If we allowed that all of these exist, then the BEP38 addition would just be an explicit atlas name:

ds/
  atlas-atlasName/
    atlas-atlasName_seed-ACAd_expression-<label>_FLUO.nii.gz
    atlas-atlasName_seed-ACAd_expression-<label>_FLUO.json
    ...
TheChymera commented 5 months ago

@effigies ok, I can adapt it more to BEP038 if you think it could fit the concept. What's the status on the BEP, is it almost finalized/dead? The last comment seems to have gotten no response in a while.

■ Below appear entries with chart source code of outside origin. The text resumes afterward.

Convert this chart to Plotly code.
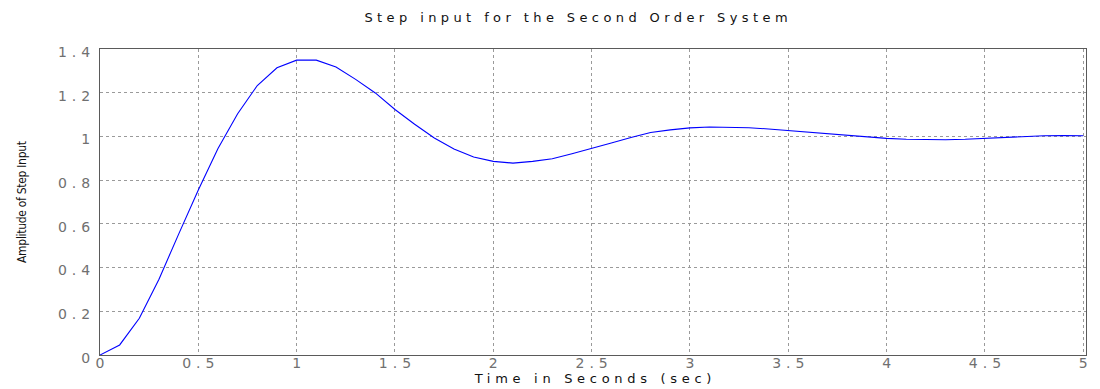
import plotly.graph_objects as go

# ---- data ----
time_s = [0.0, 0.1, 0.2, 0.3, 0.4, 0.5, 0.6, 0.7, 0.8, 0.9,
          1.0, 1.1, 1.2, 1.3, 1.4, 1.5, 1.6, 1.7, 1.8, 1.9,
          2.0, 2.1, 2.2, 2.3, 2.4, 2.5, 2.6, 2.7, 2.8, 2.9,
          3.0, 3.1, 3.2, 3.3, 3.4, 3.5, 3.6, 3.7, 3.8, 3.9,
          4.0, 4.1, 4.2, 4.3, 4.4, 4.5, 4.6, 4.7, 4.8, 4.9, 5.0]
amplitude = [0.000, 0.046, 0.168, 0.347, 0.553, 0.755, 0.945, 1.104, 1.233, 1.314,
             1.349, 1.349, 1.318, 1.261, 1.199, 1.123, 1.056, 0.993, 0.943, 0.906,
             0.886, 0.878, 0.886, 0.898, 0.921, 0.947, 0.970, 0.995, 1.018, 1.030,
             1.039, 1.043, 1.043, 1.040, 1.034, 1.027, 1.019, 1.011, 1.004, 0.997,
             0.991, 0.987, 0.985, 0.985, 0.987, 0.991, 0.997, 1.001, 1.003, 1.004, 1.003]

x_ticks = [0, 0.5, 1, 1.5, 2, 2.5, 3, 3.5, 4, 4.5, 5]
x_tick_labels = ["0", "0.5", "1", "1.5", "2", "2.5", "3", "3.5", "4", "4.5", "5"]
y_ticks = [0, 0.2, 0.4, 0.6, 0.8, 1.0, 1.2, 1.4]
y_tick_labels = ["0", "0.2", "0.4", "0.6", "0.8", "1", "1.2", "1.4"]

title_text = "Step input for the Second Order System"
x_title = "Time in Seconds (sec)"
y_title = "Amplitude of Step Input"


def spaced(s, px):
    # letter-spacing between characters, none after the last one
    if len(s) < 2:
        return s
    return f'<span style="letter-spacing:{px}px">{s[:-1]}</span>{s[-1]}'


FONT = "DejaVu Sans, Liberation Sans, Arial, sans-serif"
NARROW = "Liberation Sans Narrow, Arial Narrow, DejaVu Sans Condensed, sans-serif"

# the page body has an 8px default margin, so the figure is 8px smaller
W, H = 1092, 381

fig = go.Figure()
fig.add_trace(go.Scatter(
    x=time_s, y=amplitude, mode="lines",
    line=dict(color="#0000ff", width=1.1),
    showlegend=False, hoverinfo="x+y",
))

axis_common = dict(
    showline=True, mirror=True, linecolor="#5a5a5a", linewidth=1,
    showgrid=True, gridcolor="#9a9a9a", gridwidth=1, griddash="dot",
    zeroline=False, ticks="", automargin=False,
    tickfont=dict(family=FONT, size=14, color="#707070"),
)

fig.update_layout(
    width=W, height=H,
    margin=dict(l=92, r=14, t=41, b=34, autoexpand=False),
    paper_bgcolor="white", plot_bgcolor="white",
    title=dict(
        text=spaced(title_text, 4.4),
        font=dict(family=FONT, size=13, color="#111111"),
        xref="container", x=568 / W, xanchor="center",
        yref="container", y=1 - 9 / H, yanchor="middle",
        automargin=False,
    ),
    xaxis=dict(
        range=[0, 5.014],
        tickmode="array", tickvals=x_ticks,
        ticktext=[spaced(t, 5) for t in x_tick_labels],
        ticklabelstandoff=-5,
        title=dict(text=spaced(x_title, 4.7),
                   font=dict(family=FONT, size=13, color="#111111"),
                   standoff=1),
        **axis_common,
    ),
    yaxis=dict(
        range=[0, 1.4],
        tickmode="array", tickvals=y_ticks,
        ticktext=[spaced(t, 5) for t in y_tick_labels],
        ticklabelstandoff=6,
        ticklabelshift=3,
        title=dict(text=spaced(y_title, -0.3),
                   font=dict(family=NARROW, size=12, color="#111111"),
                   standoff=28),
        **axis_common,
    ),
)

fig.write_html("out.html")
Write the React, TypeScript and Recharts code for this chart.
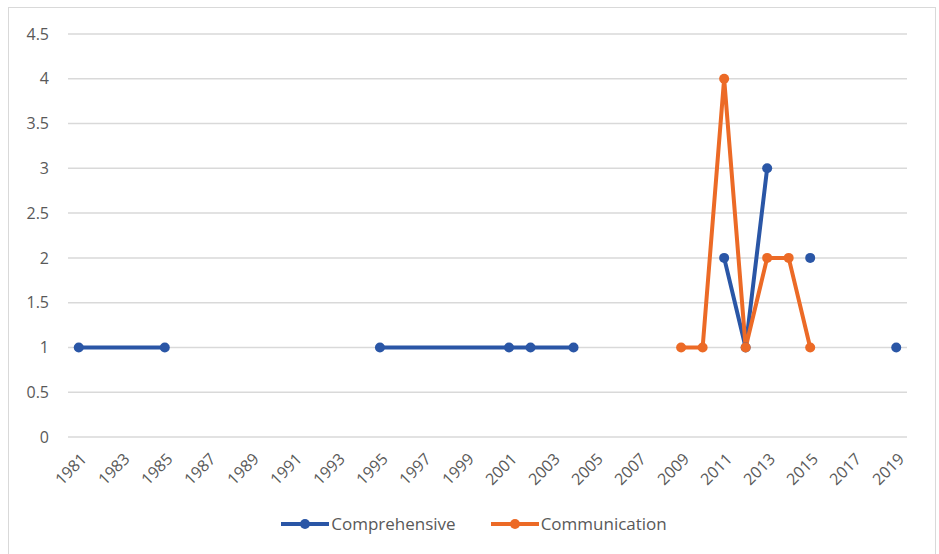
import { LineChart, Line, XAxis, YAxis, CartesianGrid, Legend } from 'recharts'

// rows as they sit in the sheet; 1990 and 2017 are empty rows that break the lines
const years = [1981, 1985, 1990, 1995, 2001, 2002, 2004, 2009, 2010, 2011, 2012, 2013, 2014, 2015, 2017, 2019]
const comprehensive = [1, 1, null, 1, 1, 1, 1, null, null, 2, 1, 3, null, 2, null, 1]
const communication = [null, null, null, null, null, null, null, 1, 1, 4, 1, 2, 2, 1, null, null]

const xTicks = [1981, 1983, 1985, 1987, 1989, 1991, 1993, 1995, 1997, 1999, 2001, 2003, 2005, 2007, 2009, 2011, 2013, 2015, 2017, 2019]
const yTicks = [0, 0.5, 1, 1.5, 2, 2.5, 3, 3.5, 4, 4.5]

const BLUE = '#2A56A6'
const ORANGE = '#EC6A26'
const TEXT = '#595959'
const FONT = '"Open Sans", "Liberation Sans", sans-serif'

const data = years.map((year, i) => ({
  year,
  Comprehensive: comprehensive[i],
  Communication: communication[i],
}))

const series = [
  { key: 'Comprehensive', color: BLUE },
  { key: 'Communication', color: ORANGE },
]

function YearTick({ x, y, payload }: any) {
  return (
    <g transform={`translate(${x + 9},${y + 15})`}>
      <text x={0} y={0} transform="rotate(-45)" textAnchor="end" fill={TEXT} fontSize={16} fontFamily={FONT}>
        {payload.value}
      </text>
    </g>
  )
}

function LegendRow() {
  return (
    <div style={{ display: 'flex', justifyContent: 'center', alignItems: 'center', gap: 34, fontFamily: FONT, fontSize: 17, color: TEXT, paddingTop: 5, paddingLeft: 32 }}>
      {series.map((s) => (
        <div key={s.key} style={{ display: 'flex', alignItems: 'center' }}>
          <svg width={50} height={12} style={{ marginRight: 1 }}>
            <line x1={1} y1={6} x2={49} y2={6} stroke={s.color} strokeWidth={4} />
            <circle cx={25} cy={6} r={5} fill={s.color} />
          </svg>
          <span>{s.key}</span>
        </div>
      ))}
    </div>
  )
}

export default function App() {
  return (
    <div style={{ position: 'absolute', left: 0, top: 0, width: 939, height: 554, background: '#fff', overflow: 'hidden' }}>
      <div style={{ position: 'absolute', left: 8, top: 7, width: 928, height: 560, border: '1.5px solid #d9d9d9', boxSizing: 'border-box' }} />
      <div style={{ position: 'absolute', left: 0, top: 0 }}>
        <LineChart width={939} height={554} data={data} margin={{ top: 34, right: 32, left: 8, bottom: 7 }}>
          <CartesianGrid vertical={false} stroke="#d9d9d9" strokeWidth={1.5} />
          <XAxis
            dataKey="year"
            type="number"
            domain={[1980.5, 2019.5]}
            ticks={xTicks}
            interval={0}
            axisLine={false}
            tickLine={false}
            height={70}
            tick={<YearTick />}
          />
          <YAxis
            domain={[0, 4.5]}
            ticks={yTicks}
            interval={0}
            width={60}
            axisLine={false}
            tickLine={false}
            tickSize={0}
            tickMargin={19}
            tick={{ fill: TEXT, fontSize: 16, fontFamily: FONT }}
          />
          <Legend verticalAlign="bottom" height={40} content={<LegendRow />} />
          {series.map((s) => (
            <Line
              key={s.key}
              dataKey={s.key}
              stroke={s.color}
              strokeWidth={4}
              dot={{ r: 5, fill: s.color, stroke: s.color, strokeWidth: 0 }}
              activeDot={false}
              isAnimationActive={false}
              type="linear"
            />
          ))}
        </LineChart>
      </div>
    </div>
  )
}
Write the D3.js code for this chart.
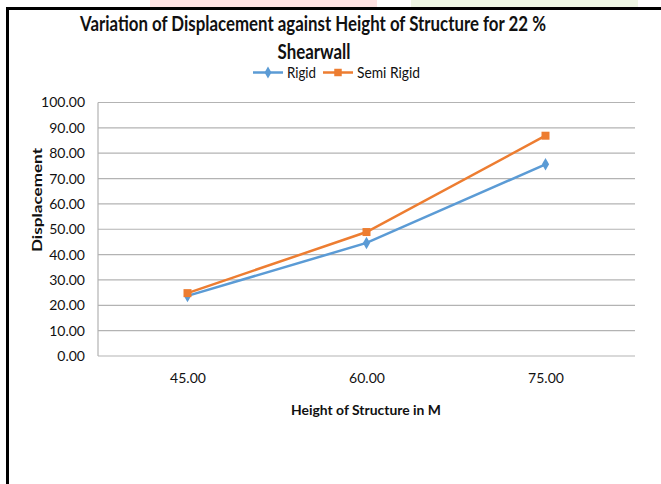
<!DOCTYPE html>
<html><head><meta charset="utf-8">
<script src="https://cdn.jsdelivr.net/npm/d3@7"></script>
<style>body{margin:0;background:#fff}svg{display:block}</style>
</head><body>
<script>
const categories = ["45.00", "60.00", "75.00"];
const rigid = [23.7, 44.6, 75.6];
const semiRigid = [24.8, 48.9, 86.9];
const yTicks = [0,10,20,30,40,50,60,70,80,90,100];
const titleLines = ["Variation of Displacement against Height of Structure for 22 %", "Shearwall"];

const W = 661, H = 484;
const font = "Lato, 'Open Sans', sans-serif";
const svg = d3.select("body").append("svg").attr("width", W).attr("height", H);

// faint watermark strip above border
svg.append("rect").attr("x",150).attr("y",0).attr("width",227).attr("height",7).attr("fill","#fde2e2");
svg.append("rect").attr("x",411).attr("y",0).attr("width",227).attr("height",7).attr("fill","#eef6e4");

// border
svg.append("rect").attr("x",6).attr("y",7).attr("width",W).attr("height",3).attr("fill","#000");
svg.append("rect").attr("x",6).attr("y",7).attr("width",3).attr("height",H).attr("fill","#000");

const x = d3.scalePoint().domain(categories).range([98, 635]).padding(0.5);
const y = d3.scaleLinear().domain([0, 100]).range([356, 102.5]);

// gridlines
svg.append("g").selectAll("line").data(yTicks).join("line")
  .attr("x1", 98).attr("x2", 635)
  .attr("y1", d => y(d)).attr("y2", d => y(d))
  .attr("stroke", "#b3b3b3").attr("stroke-width", 1.2);
svg.append("line").attr("x1",98).attr("x2",98).attr("y1",y(100)).attr("y2",y(0))
  .attr("stroke","#b3b3b3").attr("stroke-width",1.2);

// y tick labels
const yAxis = d3.axisLeft(y).tickValues(yTicks).tickFormat(d3.format(".2f")).tickSize(0).tickPadding(13);
const gy = svg.append("g").attr("transform","translate(98,0)").call(yAxis);
gy.select(".domain").remove();
gy.selectAll("text").attr("font-family", font).attr("font-size", 14).attr("fill", "#111");

// x tick labels
const xAxis = d3.axisBottom(x).tickSize(0).tickPadding(17);
const gx = svg.append("g").attr("transform","translate(0,356)").call(xAxis);
gx.select(".domain").remove();
gx.selectAll("text").attr("font-family", font).attr("font-size", 14).attr("fill", "#111");

// lines
const series = [
  {name: "Rigid", values: rigid, color: "#5b9bd5", marker: "diamond"},
  {name: "Semi Rigid", values: semiRigid, color: "#ed7d31", marker: "square"}
];
const line = d3.line().x((d,i) => x(categories[i])).y(d => y(d));
series.forEach(s => {
  svg.append("path").datum(s.values).attr("d", line)
    .attr("fill","none").attr("stroke", s.color).attr("stroke-width", 2.5);
  const sym = d3.symbol().type(s.marker === "diamond" ? d3.symbolDiamond : d3.symbolSquare)
    .size(s.marker === "diamond" ? 45 : 64);
  svg.append("g").selectAll("path").data(s.values).join("path")
    .attr("d", sym)
    .attr("transform", (d,i) => `translate(${x(categories[i])},${y(d)})`)
    .attr("fill", s.color);
});

// title
svg.append("text").attr("x", 313).attr("y", 31).attr("text-anchor","middle")
  .attr("font-family", font).attr("font-weight","bold").attr("font-size", 20).attr("fill","#111")
  .attr("textLength", 466).attr("lengthAdjust","spacingAndGlyphs").text(titleLines[0]);
svg.append("text").attr("x", 314).attr("y", 59).attr("text-anchor","middle")
  .attr("font-family", font).attr("font-weight","bold").attr("font-size", 20).attr("fill","#111")
  .attr("textLength", 73).attr("lengthAdjust","spacingAndGlyphs")
  .text(titleLines[1]);

// legend
const legendX = [253, 323];
const legendW = [29, 63];
series.forEach((s, i) => {
  const lx = legendX[i], ly = 72.5;
  svg.append("line").attr("x1", lx).attr("x2", lx + 30).attr("y1", ly).attr("y2", ly)
    .attr("stroke", s.color).attr("stroke-width", 2.5);
  const sym = d3.symbol().type(s.marker === "diamond" ? d3.symbolDiamond : d3.symbolSquare)
    .size(s.marker === "diamond" ? 40 : 56);
  svg.append("path").attr("d", sym).attr("transform", `translate(${lx+15},${ly})`).attr("fill", s.color);
  svg.append("text").attr("x", lx + 34).attr("y", 78).attr("font-family", font)
    .attr("font-size", 15.5).attr("fill","#111")
    .attr("textLength", legendW[i]).attr("lengthAdjust","spacingAndGlyphs").text(s.name);
});

// axis titles
svg.append("text").attr("x", 366).attr("y", 415).attr("text-anchor","middle")
  .attr("font-family", font).attr("font-weight","bold").attr("font-size", 14).attr("fill","#111")
  .attr("textLength", 150).attr("lengthAdjust","spacingAndGlyphs")
  .text("Height of Structure in M");
svg.append("text").attr("transform","translate(42,200) rotate(-90)").attr("text-anchor","middle")
  .attr("font-family", font).attr("font-weight","bold").attr("font-size", 14).attr("fill","#111")
  .attr("textLength", 104).attr("lengthAdjust","spacingAndGlyphs")
  .text("Displacement");
</script>
</body></html>
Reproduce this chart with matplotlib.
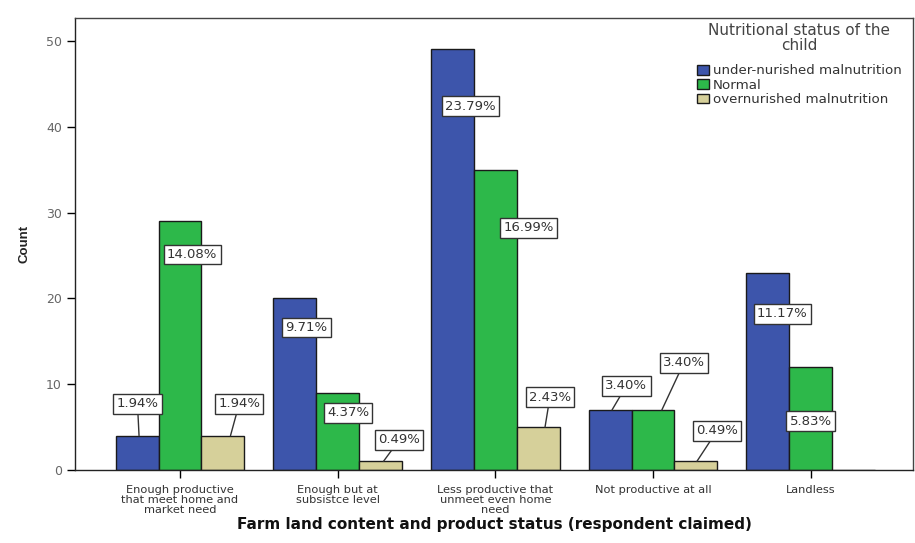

effigies commented 5 months ago

It's quite active and nearly finalized: https://github.com/bids-standard/bids-specification/issues/1281

TheChymera commented 5 months ago

From #1281:


1

I don't think BEP038 supports custom fields (and maybe it shouldn't), like the seed- and expression- fields relevant for this data.

_expression is probably not related to the atlas BEP at all and rather worth checking in a separate issue with clear description on the use case.

_seed -- that relates to connectivity https://bids.neuroimaging.io/bep017 -- please check how would be expressed there?

for a workaround, as you mention, _desc is more for a "derivative data" so not a good match. May be smth like _acq- which people typically abuse for such purposes to provide additional detail on MRI acquisition would be the better one?


2

@yarikoptic

May be smth like _acq- [for the seed]

I think that's an even worse idea than desc-, since it really has nothing to do with the acquisition. If anything acq- could describe some protocol shorthand for the actual fluorescent imaging method, but I'm not sure that's relevant enough to occupy a filename field.

bep017

Well, that doesn't introduce a seed- key-value pair, in fact it only makes use of the term “seed” to explain in more understandable terms in the BEP text what is explained more cryptically in the JSON sidecars. Perhaps it makes sense for that BEP specifically (I actually don't think so and commented on the doc to that effect), but it certainly wouldn't help us here because:

The other thing from BEP017 that I could leverage is the _relmat suffix. In a sense it might be more informative than _FLUO, since the modality is a poorer descriptor of the data than the fact that it represents relationships between all brain voxels and a purported specific structure. The other issue with that is that in BEP017 seed-based connectivity data is described as a derivative, which it is. This atlas data, however, does not need to be a derivative in that sense, it's primarily a reformatting of NRRD/XML data to NIfTI/JSON.

@effigies do you think this would be a good addition to the BEP, i.e. determining what the extension would look in light of connectivity atlases from different modalities, deciding whether to keep the modality suffix or something more generic like _relmat? If so I think a seed- key-value pair would be a good introduction, might help both this BEP and BEP017.